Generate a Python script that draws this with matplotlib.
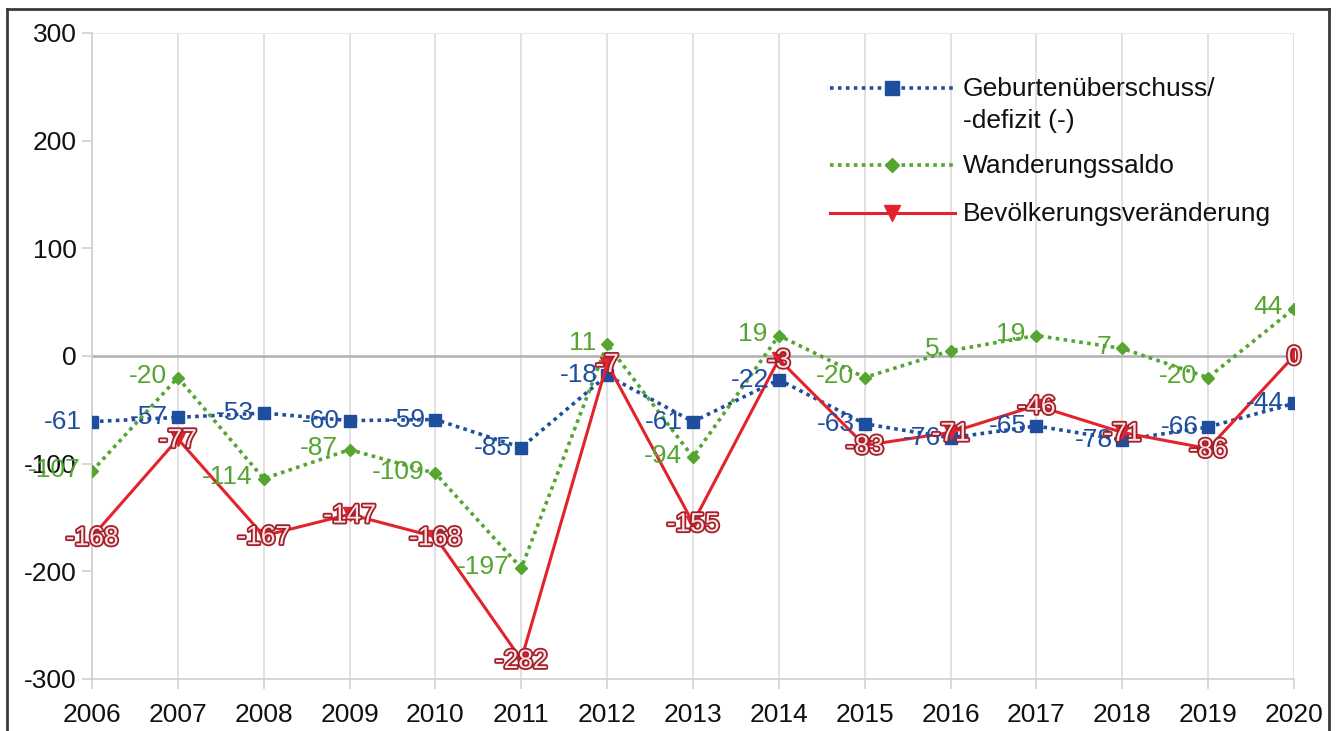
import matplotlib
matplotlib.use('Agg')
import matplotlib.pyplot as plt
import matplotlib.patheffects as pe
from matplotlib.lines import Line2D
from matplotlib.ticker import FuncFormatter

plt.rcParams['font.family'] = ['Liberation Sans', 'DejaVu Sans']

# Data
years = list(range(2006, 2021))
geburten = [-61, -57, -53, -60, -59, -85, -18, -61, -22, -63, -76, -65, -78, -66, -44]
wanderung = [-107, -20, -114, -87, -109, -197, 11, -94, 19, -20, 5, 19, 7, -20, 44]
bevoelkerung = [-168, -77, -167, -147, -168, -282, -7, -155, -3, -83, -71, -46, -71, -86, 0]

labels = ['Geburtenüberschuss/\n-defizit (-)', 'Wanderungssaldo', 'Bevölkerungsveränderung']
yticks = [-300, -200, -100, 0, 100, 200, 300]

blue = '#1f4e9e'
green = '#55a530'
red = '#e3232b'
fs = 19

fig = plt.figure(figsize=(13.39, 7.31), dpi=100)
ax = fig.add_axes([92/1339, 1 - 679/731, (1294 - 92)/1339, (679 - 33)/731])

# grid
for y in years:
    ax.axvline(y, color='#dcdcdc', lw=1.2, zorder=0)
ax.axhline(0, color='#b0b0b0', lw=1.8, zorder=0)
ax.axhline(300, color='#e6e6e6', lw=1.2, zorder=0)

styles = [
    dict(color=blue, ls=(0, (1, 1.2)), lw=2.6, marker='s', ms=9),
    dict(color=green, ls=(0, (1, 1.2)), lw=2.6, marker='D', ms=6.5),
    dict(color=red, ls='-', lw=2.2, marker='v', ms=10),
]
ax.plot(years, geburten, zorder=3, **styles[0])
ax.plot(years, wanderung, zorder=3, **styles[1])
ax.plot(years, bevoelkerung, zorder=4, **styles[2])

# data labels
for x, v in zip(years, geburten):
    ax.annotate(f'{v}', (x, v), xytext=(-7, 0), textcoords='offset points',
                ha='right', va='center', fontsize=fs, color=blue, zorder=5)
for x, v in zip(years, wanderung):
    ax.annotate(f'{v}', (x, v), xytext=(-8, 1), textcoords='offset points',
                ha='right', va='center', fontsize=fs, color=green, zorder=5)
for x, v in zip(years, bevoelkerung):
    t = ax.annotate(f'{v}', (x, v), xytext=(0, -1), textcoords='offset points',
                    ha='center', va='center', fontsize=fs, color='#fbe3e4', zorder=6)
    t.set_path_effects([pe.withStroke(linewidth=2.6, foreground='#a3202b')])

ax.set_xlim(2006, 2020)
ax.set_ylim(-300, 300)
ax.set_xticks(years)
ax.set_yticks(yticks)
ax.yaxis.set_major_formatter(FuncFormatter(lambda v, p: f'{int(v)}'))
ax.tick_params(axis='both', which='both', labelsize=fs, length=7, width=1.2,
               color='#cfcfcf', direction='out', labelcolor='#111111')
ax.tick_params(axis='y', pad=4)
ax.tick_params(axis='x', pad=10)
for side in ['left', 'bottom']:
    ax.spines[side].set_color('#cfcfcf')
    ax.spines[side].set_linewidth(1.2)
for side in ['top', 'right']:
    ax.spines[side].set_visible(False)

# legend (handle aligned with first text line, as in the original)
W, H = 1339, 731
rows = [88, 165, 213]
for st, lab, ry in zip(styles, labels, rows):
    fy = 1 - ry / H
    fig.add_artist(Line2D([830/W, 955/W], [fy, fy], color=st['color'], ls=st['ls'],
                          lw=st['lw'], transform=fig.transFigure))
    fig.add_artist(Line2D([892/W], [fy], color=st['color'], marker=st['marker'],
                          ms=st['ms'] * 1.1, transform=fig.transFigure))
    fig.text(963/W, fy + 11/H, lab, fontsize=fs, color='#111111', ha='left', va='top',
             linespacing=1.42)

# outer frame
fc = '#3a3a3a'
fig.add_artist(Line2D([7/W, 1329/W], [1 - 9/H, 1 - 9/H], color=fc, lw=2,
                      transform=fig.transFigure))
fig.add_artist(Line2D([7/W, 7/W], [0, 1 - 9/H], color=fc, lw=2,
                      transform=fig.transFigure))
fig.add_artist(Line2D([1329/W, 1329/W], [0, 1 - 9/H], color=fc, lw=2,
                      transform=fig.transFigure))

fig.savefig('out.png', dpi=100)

+ + + + + + +

◆ Request: In your copy, leave out the pictures and reproduce the material above exactly.

◆ Reply:
Generate a Python script that draws this with matplotlib.
import matplotlib
matplotlib.use('Agg')
import matplotlib.pyplot as plt
import matplotlib.patheffects as pe
from matplotlib.lines import Line2D
from matplotlib.ticker import FuncFormatter

plt.rcParams['font.family'] = ['Liberation Sans', 'DejaVu Sans']

# Data
years = list(range(2006, 2021))
geburten = [-61, -57, -53, -60, -59, -85, -18, -61, -22, -63, -76, -65, -78, -66, -44]
wanderung = [-107, -20, -114, -87, -109, -197, 11, -94, 19, -20, 5, 19, 7, -20, 44]
bevoelkerung = [-168, -77, -167, -147, -168, -282, -7, -155, -3, -83, -71, -46, -71, -86, 0]

labels = ['Geburtenüberschuss/\n-defizit (-)', 'Wanderungssaldo', 'Bevölkerungsveränderung']
yticks = [-300, -200, -100, 0, 100, 200, 300]

blue = '#1f4e9e'
green = '#55a530'
red = '#e3232b'
fs = 19

fig = plt.figure(figsize=(13.39, 7.31), dpi=100)
ax = fig.add_axes([92/1339, 1 - 679/731, (1294 - 92)/1339, (679 - 33)/731])

# grid
for y in years:
    ax.axvline(y, color='#dcdcdc', lw=1.2, zorder=0)
ax.axhline(0, color='#b0b0b0', lw=1.8, zorder=0)
ax.axhline(300, color='#e6e6e6', lw=1.2, zorder=0)

styles = [
    dict(color=blue, ls=(0, (1, 1.2)), lw=2.6, marker='s', ms=9),
    dict(color=green, ls=(0, (1, 1.2)), lw=2.6, marker='D', ms=6.5),
    dict(color=red, ls='-', lw=2.2, marker='v', ms=10),
]
ax.plot(years, geburten, zorder=3, **styles[0])
ax.plot(years, wanderung, zorder=3, **styles[1])
ax.plot(years, bevoelkerung, zorder=4, **styles[2])

# data labels
for x, v in zip(years, geburten):
    ax.annotate(f'{v}', (x, v), xytext=(-7, 0), textcoords='offset points',
                ha='right', va='center', fontsize=fs, color=blue, zorder=5)
for x, v in zip(years, wanderung):
    ax.annotate(f'{v}', (x, v), xytext=(-8, 1), textcoords='offset points',
                ha='right', va='center', fontsize=fs, color=green, zorder=5)
for x, v in zip(years, bevoelkerung):
    t = ax.annotate(f'{v}', (x, v), xytext=(0, -1), textcoords='offset points',
                    ha='center', va='center', fontsize=fs, color='#fbe3e4', zorder=6)
    t.set_path_effects([pe.withStroke(linewidth=2.6, foreground='#a3202b')])

ax.set_xlim(2006, 2020)
ax.set_ylim(-300, 300)
ax.set_xticks(years)
ax.set_yticks(yticks)
ax.yaxis.set_major_formatter(FuncFormatter(lambda v, p: f'{int(v)}'))
ax.tick_params(axis='both', which='both', labelsize=fs, length=7, width=1.2,
               color='#cfcfcf', direction='out', labelcolor='#111111')
ax.tick_params(axis='y', pad=4)
ax.tick_params(axis='x', pad=10)
for side in ['left', 'bottom']:
    ax.spines[side].set_color('#cfcfcf')
    ax.spines[side].set_linewidth(1.2)
for side in ['top', 'right']:
    ax.spines[side].set_visible(False)

# legend (handle aligned with first text line, as in the original)
W, H = 1339, 731
rows = [88, 165, 213]
for st, lab, ry in zip(styles, labels, rows):
    fy = 1 - ry / H
    fig.add_artist(Line2D([830/W, 955/W], [fy, fy], color=st['color'], ls=st['ls'],
                          lw=st['lw'], transform=fig.transFigure))
    fig.add_artist(Line2D([892/W], [fy], color=st['color'], marker=st['marker'],
                          ms=st['ms'] * 1.1, transform=fig.transFigure))
    fig.text(963/W, fy + 11/H, lab, fontsize=fs, color='#111111', ha='left', va='top',
             linespacing=1.42)

# outer frame
fc = '#3a3a3a'
fig.add_artist(Line2D([7/W, 1329/W], [1 - 9/H, 1 - 9/H], color=fc, lw=2,
                      transform=fig.transFigure))
fig.add_artist(Line2D([7/W, 7/W], [0, 1 - 9/H], color=fc, lw=2,
                      transform=fig.transFigure))
fig.add_artist(Line2D([1329/W, 1329/W], [0, 1 - 9/H], color=fc, lw=2,
                      transform=fig.transFigure))

fig.savefig('out.png', dpi=100)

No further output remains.